Demonising the victim no solution to crisis

A migrant child looks through a fence cutting off access to the outside world. Photo:  Peinado Romero

A migrant child looks through a fence cutting off access to the outside world. Photo:  Peinado Romero

In the not-too-distant past, it was almost impossible to get governments and institutions to discuss migration, although it was not as if it was not happening. Undeveloped nations churned out migrants in silence, rather than admit failure, and wealthy receiving nations welcomed the young, healthy, educated and highly skilled workers with silent gratitude and blinkered eyes.

Wealthy nations needed migrants to do the dirty, dangerous and difficult jobs that local populations shunned. Western nations criticised their Communist counterparts for denying their citizens the right to migrate, but when the walls came down and a new global order began to emerge, some media and politicians began to raise fears in alarmist language describing migrants as “swamp and swarms.” 

The policies of free trade and movement of capital ignored the corresponding need of free movement of people. Thinly populated nations in the new trading blocks of North America, the European Union and the Asian Basin did not consider the needs of the population abundant nations of North and Central Africa, South Asia, Central America and Eastern Europe in their financial equations.

These large, underemployed populations began to recognise that international investment was moving towards wealthy countries, while their own nations were only offering low paid jobs in industries turning out cheap products for export to more affluent regions that they themselves could not afford to buy.

International finance centres and banking institutions drained developing nations of the resources needed to develop their own industry and infrastructure. Trade deals between the rich and the undeveloped nations resembled the imbalance of the colonial era. When trawlers invaded the coastlines of the undeveloped nations squeezing the life out of local fishing enterprises, idle boats in search of work began ferrying migrants, most of whom were undocumented, to feed the agricultural industries producing and processing goods, some of which even found their way back to the markets of the poor nations they had fled.

Central to this new global arrangement was a communication system that kept the excluded acutely aware of their plight. University graduates pounding the streets of their home cities heard anecdotal tales of employment opportunities abroad. Choosing a better life abroad over destitution at home is highly tempting, but like millions in the past, these abandoned young people found legal blocks in their way.

Unfazed, they sought informal means of travel. Failure is not a word in the migrant lexicon, and a new dynamic injected into the scenario, human trafficking, helped them avoid it. It is an age-old occupation, recently aided by skills honed from drug smuggling. What was formerly a cottage industry, has now blossomed into a major enterprise.

The sporadic migrations of previous decades have taken on the accoutrements of a corporate enterprise managed by ruthless cartels, often with the connivance of corrupt government officials. Failed states offer many of these cartels unexpected opportunities as both a supply source, and a transit zone.

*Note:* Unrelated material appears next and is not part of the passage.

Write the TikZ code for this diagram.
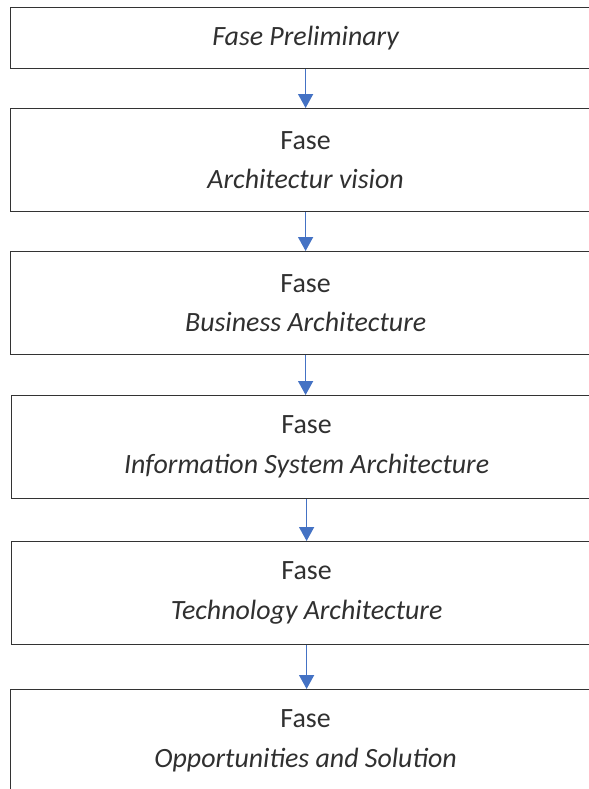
\documentclass[tikz,border=0pt]{standalone}
\usepackage{fontspec}
\setmainfont{Carlito}
\usetikzlibrary{arrows.meta}
\definecolor{arrowblue}{HTML}{4472C4}
\definecolor{txtgrey}{HTML}{303030}
\tikzset{
  phasebox/.style={draw=black!80, line width=1.2bp, rectangle, anchor=north west,
    minimum width=590bp, minimum height=103bp, inner sep=0pt, align=center,
    text=txtgrey, font=\fontsize{28}{40}\selectfont},
  flowarrow/.style={draw=arrowblue, color=arrowblue, line width=1.5bp,
    -{Triangle[length=14bp,width=15bp]}}
}
\begin{document}
\begin{tikzpicture}[x=1bp,y=-1bp]
\useasboundingbox (0,0) rectangle (589,789);
\clip (0,0) rectangle (589,789);
\node[phasebox, minimum height=61bp] (b1) at (10,7) {\itshape Fase Preliminary};
\node[phasebox] (b2) at (10,108) {Fase\\\itshape Architectur vision};
\node[phasebox] (b3) at (10,251) {Fase\\\itshape Business Architecture};
\node[phasebox] (b4) at (11,395) {Fase\\\itshape Information System Architecture};
\node[phasebox] (b5) at (11,541) {Fase\\\itshape Technology Architecture};
\node[phasebox] (b6) at (10,689) {Fase\\\itshape Opportunities and Solution};
\draw[flowarrow] (b1.south) -- (b2.north);
\draw[flowarrow] (b2.south) -- (b3.north);
\draw[flowarrow] (b3.south) -- (b3.south |- b4.north);
\draw[flowarrow] (b4.south) -- (b5.north);
\draw[flowarrow] (b5.south) -- (b5.south |- b6.north);
\end{tikzpicture}
\end{document}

The best example came with the collapse of the government in Libya, now a transit stop en route to Europe. In its turn, Europe points the finger of blame at the gangs operating the people smuggling rackets beyond the reach of global governance, while failing to recognise smugglers are reaping their harvest from the very ground nurtured by long-term European neglect and indifference to past warnings.

Economic migration tells us the movement of people reflects the movement of wealth and investment. Debt strangles development and while it is a major obstacle to progress, the flow of wealth out of developing nations to centres of finance and tax havens is an even greater scandal.

Seldom is the connection between economic strangulation and economic migration headlined. Anti-migrant voices ignore the benefit they reap from investment by poor countries and fail to recognise destitution pushes migration. Few anti-migrant voices recognise the connection linking endemic corruption, common violence, extremism, and lack of law and order with migration.

Neither governments nor agencies confront the corrupt practices of receiving nations, but the migrants who lose their lives in the Mediterranean do not emerge from nowhere. They are the citizens of states that have failed them, but whose inept leaders benefit from the international financial systems that rob the people in the first place. It is cowardly of western politicians to make destitute migrants the scapegoats for their political ambitions.

Added to this great economic exodus out of underdeveloped and failed, debt-ridden states is the tide of humanitarian migration from the war zones of Iraq, Syria, Libya and Somalia. It has become obvious that the conventions set in place after World War II have not been taken to heart.

The ambivalence in dealing with the present refugee exodus is reminiscent of the failure of the Evian Conference of 1938, ostensibly convened to deal with the plight of Jews and other vulnerable minorities in the face of Nazism, but more likely to create a smokescreen for the reluctance of wealthy countries to offer refuge.

It is no surprise that a political culture more concerned with its own survival than the service it is called to render brands migrants as the cause of its own failure. Creating imaginary culprits will not solve our problems. If there is no shared perception of reality, there can be no shared solution. In this era, markets and migrants need each other and legislation that complements the real circumstances, not imagined ones, is a necessity.

Columban Fr Bobby Gilmore lives and works in Ireland.